Die Kleidung spielt beim Tinku eine wichtige Rolle. Sie zeigt das Ansehen der Familien. Neue Webarbeiten sind ein Zeichen dafür, dass die Frauen der Familien fleißig waren. Es werden deshalb stolz die farbenfrohen und sehr auffälligen aguayos (Schultertücher oder Decken) und Jacken getragen. Oft mit aufwändigen Stickereien verziert, die Flora und Fauna zeigen, sind sie für Frauen und Männer gleich. Die Kopfbedeckungen sind eine Art Helm aus verstärktem Rindsleder und erinnern an die Helme der Spanier. Sie werden mit langen gefärbten Federn und anderen Verzierungen geschmückt. An der Kopfbedeckung kann man jede einzelne Person der Gruppe erkennen.
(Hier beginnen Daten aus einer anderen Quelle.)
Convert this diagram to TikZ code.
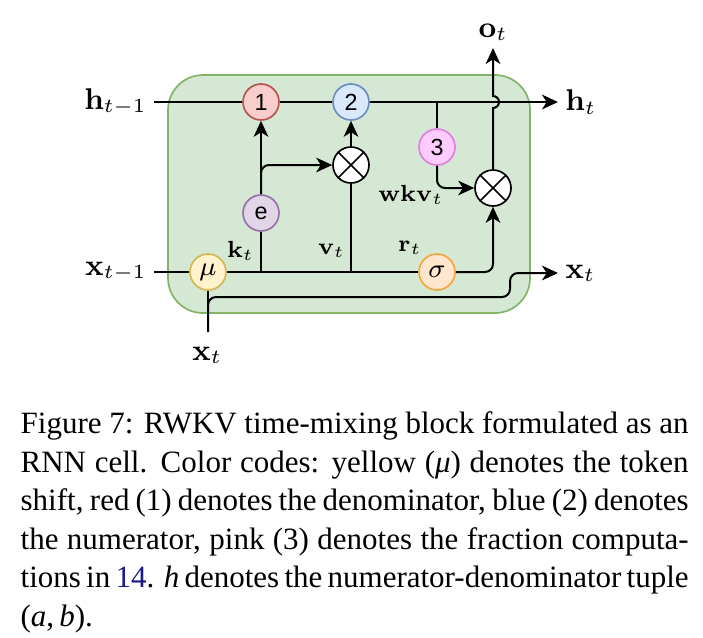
\documentclass[tikz,border=0pt]{standalone}
\usepackage[no-math]{fontspec}
\setmainfont{Liberation Serif}
\newfontfamily\cellsans{Liberation Sans}
\usetikzlibrary{arrows.meta}

\definecolor{cellfill}{HTML}{D5E8D4}
\definecolor{cellline}{HTML}{82B366}
\definecolor{denfill}{HTML}{F8CECC}
\definecolor{denline}{HTML}{B85450}
\definecolor{numfill}{HTML}{DAE8FC}
\definecolor{numline}{HTML}{6C8EBF}
\definecolor{fracfill}{HTML}{FFCCFF}
\definecolor{fracline}{HTML}{DE80DE}
\definecolor{expfill}{HTML}{E1D5E7}
\definecolor{expline}{HTML}{9673A6}
\definecolor{mufill}{HTML}{FFF2CC}
\definecolor{muline}{HTML}{D6B656}
\definecolor{sigfill}{HTML}{FFE6CC}
\definecolor{sigline}{HTML}{F5A540}
\definecolor{linkblue}{HTML}{1A1A8C}

\newcommand{\capline}[1]{\makebox[200.4pt][s]{#1}}

\tikzset{
    op/.style={circle, draw, line width=0.5pt, minimum size=10.8pt, inner sep=0pt,
        font=\cellsans\fontsize{7}{8}\selectfont},
    gate/.style={op, font=\fontsize{8}{9}\selectfont},
    prod/.style={op, draw=black, fill=white},
    io/.style={inner sep=2pt, font=\fontsize{9}{10}\selectfont},
    lbl/.style={inner sep=1pt, font=\fontsize{7.2}{8}\selectfont},
    wire/.style={line width=0.6pt},
    flow/.style={wire, -{Stealth[length=4.8pt, width=4.4pt, inset=1.4pt]}},
}

\begin{document}
\begin{tikzpicture}[x=0.3pt, y=-0.3pt]
    \useasboundingbox (0,0) rectangle (703,637);
    \draw[draw=cellline, fill=cellfill, line width=0.5pt, rounded corners=10.5pt] (168,75) rectangle (530,313);

    \node[io, anchor=east] (hin) at (154,102) {$\mathbf{h}_{t-1}$};
    \node[io, anchor=east] (xin) at (154,272) {$\mathbf{x}_{t-1}$};
    \node[io, anchor=west] (hout) at (558,102) {$\mathbf{h}_t$};
    \node[io, anchor=west] (xout) at (558,273) {$\mathbf{x}_t$};
    \node[io, anchor=south] (oout) at (493,48) {$\mathbf{o}_t$};
    \node[io] (xnow) at (207,355) {$\mathbf{x}_t$};

    \node[op, fill=denfill, draw=denline] (den) at (261,102) {1};
    \node[op, fill=numfill, draw=numline] (num) at (351,102) {2};
    \node[op, fill=fracfill, draw=fracline] (frac) at (437,147) {3};
    \node[op, fill=expfill, draw=expline] (expk) at (261,213) {e};
    \node[gate, fill=mufill, draw=muline] (mu) at (208,272) {$\mu$};
    \node[gate, fill=sigfill, draw=sigline] (sig) at (437,272) {$\sigma$};
    \node[prod] (mulv) at (351,165) {};
    \node[prod] (mulr) at (493,188) {};
    \foreach \m in {mulv, mulr}
        \draw[line width=0.5pt] (\m.north west) -- (\m.south east) (\m.north east) -- (\m.south west);

    \node[lbl, anchor=east] (klbl) at (258,251) {$\mathbf{k}_t$};
    \node[lbl, anchor=east] (vlbl) at (349,251) {$\mathbf{v}_t$};
    \node[lbl] (rlbl) at (410,248) {$\mathbf{r}_t$};
    \node[lbl] (wkvlbl) at (411,195) {$\mathbf{wkv}_t$};

    \coordinate (kj) at (261,272);
    \coordinate (vj) at (351,272);
    \coordinate (fj) at (437,102);
    \coordinate (jump) at (493,108);
    \coordinate (xnowin) at (208,332);
    \coordinate (xstep) at (510,297);

    \draw[wire] (hin.east) -- (den.west);
    \draw[wire] (den.east) -- (num.west);
    \draw[flow] (num.east) -- (hout.west);
    \draw[wire] (fj) -- (frac.north);
    \draw[flow, rounded corners=2.4pt] (frac.south) |- (mulr.west);

    \draw[wire] (xin.east) -- (mu.west);
    \draw[wire] (mu.east) -- (sig.west);
    \draw[wire] (kj) -- (expk.south);
    \draw[flow] (expk.north) -- (den.south);
    \draw[flow, rounded corners=2.4pt] (expk.north) |- (mulv.west);
    \draw[wire] (vj) -- (mulv.south);
    \draw[flow] (mulv.north) -- (num.south);
    \draw[flow, rounded corners=2.4pt] (sig.east) -| (mulr.south);
    \draw[flow] (mulr.north) -- (jump) arc[start angle=90, end angle=-90, radius=6] -- (oout.south);

    \draw[wire] (xnowin) -- (mu.south);
    \draw[flow, rounded corners=2.4pt] (xnowin) |- (xstep) |- (xout.west);

    \node[anchor=north west, inner sep=0pt, align=left, font=\fontsize{9.3}{11.55}\selectfont] (caption) at (20,411)
        {\capline{Figure 7: RWKV time-mixing block formulated as an}\\
         \capline{RNN cell. Color codes: yellow (\textit{μ}) denotes the token}\\
         \capline{shift, red (1) denotes the denominator, blue (2) denotes}\\
         \capline{the numerator, pink (3) denotes the fraction computa-}\\
         \capline{tions in \textcolor{linkblue}{14}. \textit{h} denotes the numerator-denominator tuple}\\
         (\textit{a},\,\textit{b}).};
\end{tikzpicture}
\end{document}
Wenn die Gruppen bei der Marca ankommen, entbieten sie der Jungfrau Maria vor der Kirche einen musikalischen Gruß (hier hat der Katholizismus die Mutter Erde durch Maria ersetzt) und gehen dann zu den Häusern, die jede Gemeinde für diese Gelegenheit angemietet hat. Dort werden dann die Jula Jula abgelegt und durch die kleinen Charangos (traditionelles Zupfinstrument) ersetzt. Diese Instrumente aus Holz und Metalldrähten werden im sogenannten Quinsatemple (Dreiton-)Rhythmus gespielt. Zum Takt der Charangos und den Gesängen der Frauen, die die Tänzer (Mit’anis) mit ihren durchdringenden Stimmen, den traditionellen Huayños, begleiten, wird durch die Straßen der Marca oder in den Ecken des Hauptplatzes, auf dem das Treffen stattfindet, getanzt.

Der Tinku selbst ist das „ausgewogene Treffen zwischen zwei Seiten”. Es findet an allen vier Ecken des Platzes statt. Von sieben Uhr morgens an wird gekämpft und getanzt, der Platz wird zu einem rituellen Ort, an dem Hunderte von Indigenen an dem Ritual teilnehmen, bis Blut auf die Erde fließt. Dieses Opfer garantiert eine gute Ernte und erneuert den Zyklus, denn das Gleichgewicht zwischen den GegnerInnen wird durch den Kampf wieder hergestellt. Die Auseinandersetzungen werden von den jeweiligen Autoritäten kontrolliert, dem Cacique, dem Bürgermeister und der Polizei. Zum Zeichen ihrer Autorität haben sie eine Peitsche, die sie gegen diejenigen einsetzten, die sich nicht an die vereinbarten Regeln halten. Kurz vor dem Einbruch der Dunkelheit ist das Ritual vollbracht. Es erklingen wieder die Jula Jula, sie verkünden die Heimkehr der Gemeinden in ihre Dörfer. Die Marka wird wieder zu einem symbolischen Ort in der Erinnerung. Der Klang der Jula Jula markiert Beginn und Ende der Begegnung mit der Vergangenheit. 

Der Tinku ist heute das bedeutendste Element der Folklore Bolviens. Die Tänzer folgen einer ausgeklügelten Choreographie, sie zeigen komplexe Figuren, Schrittfolgen, Muster, mal fröhlich, mal kriegerisch. Die wichtigsten Figuren des Tanzes, wie den großen Tata, gibt es heute noch in den Ayllus. Dieser Tata Mayor, der die zweitwichtigste Autorität in den traditionellen Gemeinden nach dem Mallku darstellt, wird heute meist Präsident genannt. Der Jilaqata, der die höchste Autorität des Ayllu verkörpert und aus einer Reihe von Familien hervorgeht, die den Klan bilden, hat eine ganze Reihe von Rechten und Verpflichtungen und bildet zusammen mit seiner Compañera die heilige Macht Chachawarmi (Komplementarität zwischen Frau und Mann). Der Jilaqata gilt als verantwortungsvolle und engagierte Person. Er ist für das Wohlergehen der Gemeinde und der Wawakallus (oder Wawatinkus, der Tänzerkinder) verantwortlich. Der Jilaqata hat die Aufgabe, den Block der Tänzer anzuführen und die Ansagen für die Wechsel der Choreographie zu geben. Die Loqallas sind die unverheirateten Männer, die noch nicht alt genug sind, um zu heiraten, und als Wawas (Söhne) gelten, auch sie haben eine Aufgabe in der Choreographie des Tinku, sie bilden einen Block. Dasselbe gilt für die Imillas wawas, die unverheirateten Frauen, auch sie haben eine spezifische Rolle im Tinku.